Our list was compiled from ratings published by the Insurance Services Office (ISO). We arranged the cars from the highest manufacturer's suggested retail price to the lowest. All cars and prices referenced in this list are for 2006 model year vehicles.

The information was provided by Dave Dasgupta, ISO's public information officer. He selected current vehicles that receive the highest risk rating for damage assigned by ISO as of autumn 2006 (the service updates the rankings regularly, as vehicle histories change). These 10 cars and SUVs receive a risk rating of 27 on a scale of one to 27.

Also called the Vehicle Symbol Rating, a rank of 27 is applied to all new vehicles that list for $80,000 or more, Dasgupta explains. That makes them equal insurance hazards, according to ISO's methodology.

“The rating symbols are advisory in nature, giving an indication of cost to repair based on the MSRP by make and model,” Dasgupta said. From there, individual underwriters assign their own rates. “Individual companies do their own due diligence, looking into the history of the car as part of their underwriting process,” he said.

Therefore, savvy consumers comparison-shop among insurers.

“Different companies determine different factors that influence the vehicle's insurance rate,” said Chante Jefferson, spokeswoman for the online insurance company Progressive Direct. “At Progressive, the rate is based on the experience of the specific vehicle, influenced by characteristics that include model year, MSRP, weight, size of the vehicle, horsepower and manufacturer of the vehicle.”

This ranking applies only to the physical-damage portion of a policy. The price of personal-injury protection is computed separately, but according to Kim Hazelbaker, senior vice president of the Highway Loss Data Institute (HLDI), physical damage is the major component of a new-vehicle policy. Other factors also affect your individual insurance premium, especially the area in which you live and work and your personal driving record. A comparison of the relative insurance losses of all cars — a good indication of their relative insurance rates — is available in the report “Injury, Collision and Theft Losses by Make and Model” on HLDI's website.

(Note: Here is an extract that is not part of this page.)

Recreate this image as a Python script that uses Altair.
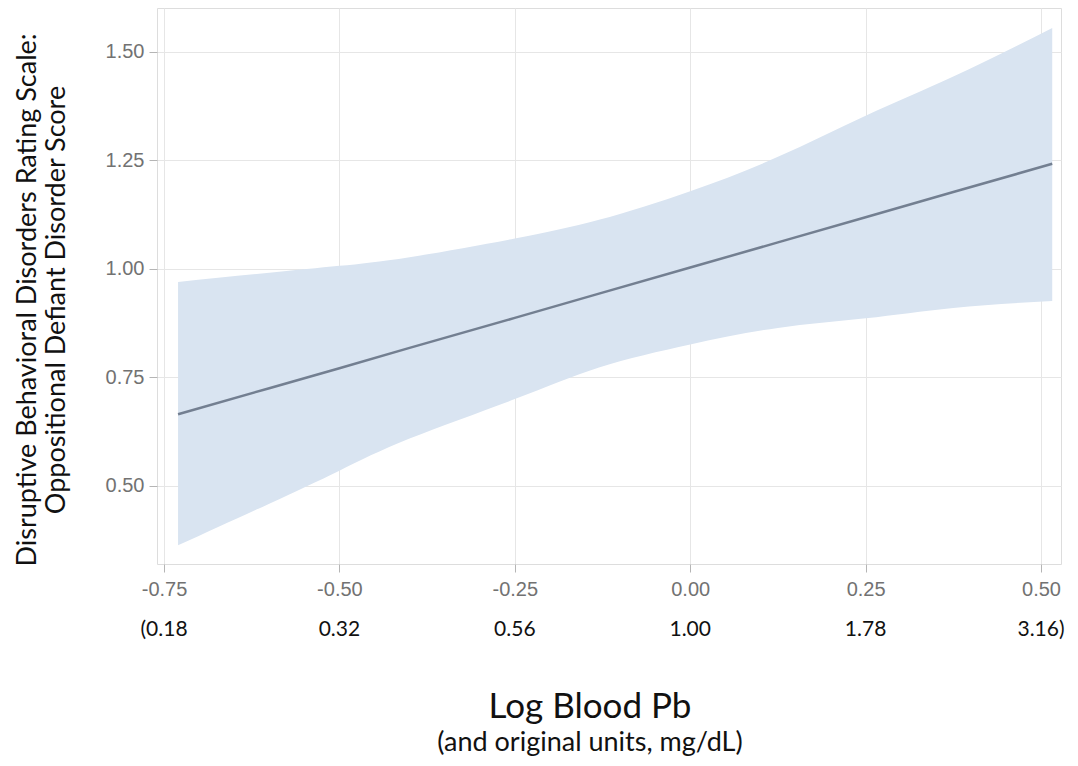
import altair as alt
import pandas as pd

# --- data ---
x_log = [-0.73, -0.60, -0.50, -0.40, -0.25, -0.13, 0.00, 0.125, 0.25, 0.375, 0.516]
fit = [0.665, 0.725, 0.771, 0.818, 0.887, 0.943, 1.003, 1.061, 1.119, 1.177, 1.242]
upper = [0.970, 0.991, 1.007, 1.027, 1.070, 1.113, 1.179, 1.258, 1.353, 1.443, 1.555]
lower = [0.363, 0.459, 0.535, 0.609, 0.700, 0.773, 0.826, 0.864, 0.886, 0.910, 0.926]

x_ticks = [-0.75, -0.50, -0.25, 0.00, 0.25, 0.50]
orig_labels = ["(0.18", "0.32", "0.56", "1.00", "1.78", "3.16)"]
y_ticks = [0.50, 0.75, 1.00, 1.25, 1.50]

y_title_1 = "Disruptive Behavioral Disorders Rating Scale:"
y_title_2 = "Oppositional Defiant Disorder Score"
x_title = "Log Blood Pb"
x_subtitle = "(and original units, mg/dL)"

df = pd.DataFrame({"x": x_log, "fit": fit, "upper": upper, "lower": lower})
df_ticks = pd.DataFrame({"tick": x_ticks, "lab": orig_labels})

W, H = 904, 556
x_scale = alt.Scale(domain=[-0.760, 0.5285], nice=False, zero=False)
y_scale = alt.Scale(domain=[0.320, 1.601], nice=False, zero=False)

x_axis = alt.Axis(
    values=x_ticks, title=None, grid=True, domain=False,
    labelExpr="replace(format(datum.value, '.2f'), '\u2212', '-')",
    tickSize=8, labelPadding=7, labelFont="Liberation Sans", labelFontSize=20,
    labelColor="#727272", tickColor="#b5b5b5", gridColor="#e6e6e6",
)
y_axis = alt.Axis(
    values=y_ticks, title=None, grid=True, domain=False, format=".2f",
    tickSize=8, labelPadding=5, labelFont="Liberation Sans", labelFontSize=20,
    labelColor="#727272", tickColor="#b5b5b5", gridColor="#e6e6e6",
)


def xenc(field):
    return alt.X(field, type="quantitative", scale=x_scale, axis=x_axis)


base = alt.Chart(df)
band = base.mark_area(color="#d9e4f1", opacity=1, interpolate="natural").encode(
    x=xenc("x"),
    y=alt.Y("lower:Q", scale=y_scale, axis=y_axis),
    y2="upper:Q",
)
line = base.mark_line(color="#737f91", strokeWidth=2.5).encode(
    x=xenc("x"),
    y=alt.Y("fit:Q", scale=y_scale, axis=y_axis),
)
row2 = alt.Chart(df_ticks).mark_text(
    font="Lato", fontSize=21, color="#111111", baseline="middle", align="center"
).encode(x=xenc("tick"), y=alt.value(622), text="lab:N")


def label(txt, x, y, size, angle=0, baseline="alphabetic"):
    return alt.Chart(pd.DataFrame({"t": [txt]})).mark_text(
        font="Lato", fontSize=size, color="#111111", align="center",
        baseline=baseline, angle=angle,
    ).encode(x=alt.value(x), y=alt.value(y), text="t:N")


t1 = label(x_title, 433, 710, 35)
t2 = label(x_subtitle, 433, 743, 27)
yt1 = label(y_title_1, -129, 292, 27, angle=270, baseline="middle")
yt2 = label(y_title_2, -100, 292, 27, angle=270, baseline="middle")

chart = alt.layer(band, line, row2, t1, t2, yt1, yt2).properties(
    width=W, height=H,
    padding={"left": 149, "top": 0, "right": 9, "bottom": 194},
    autosize=alt.AutoSizeParams(type="none"),
).configure_view(stroke="#c4c4c4", strokeWidth=1.5).configure(background="white")

chart.save("out.html", embed_options={"renderer": "svg", "actions": False})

The list (see slide show link above) shows that insurance rates are granular: They break down into particular versions of vehicles.

For example, a 50-year-old husband and wife who own a home in Washington, D.C., have clean driving records and finance a basic 2006 Porsche Cayenne will pay $1,138 annually for the recommended policy from Progressive.com. But if the '06 Cayenne is the turbocharged version, the couple's annual premium jumps to $1,750.

Besides the model you buy, other fixed factors help determine your personal insurance rate, including your age, gender and the location of your home. To help keep your rate reasonable, advises Allstate's Mike Siemienas, “be a good driver: Don't get moving violations, don't get into accidents and have a safe driving record.”

“First and foremost, shop around for the best combination of price, coverages and services,” recommended Jefferson of Progressive. “Keep a clean driving record, avoid lapses in coverage, don't carry excess coverage and manage your credit.”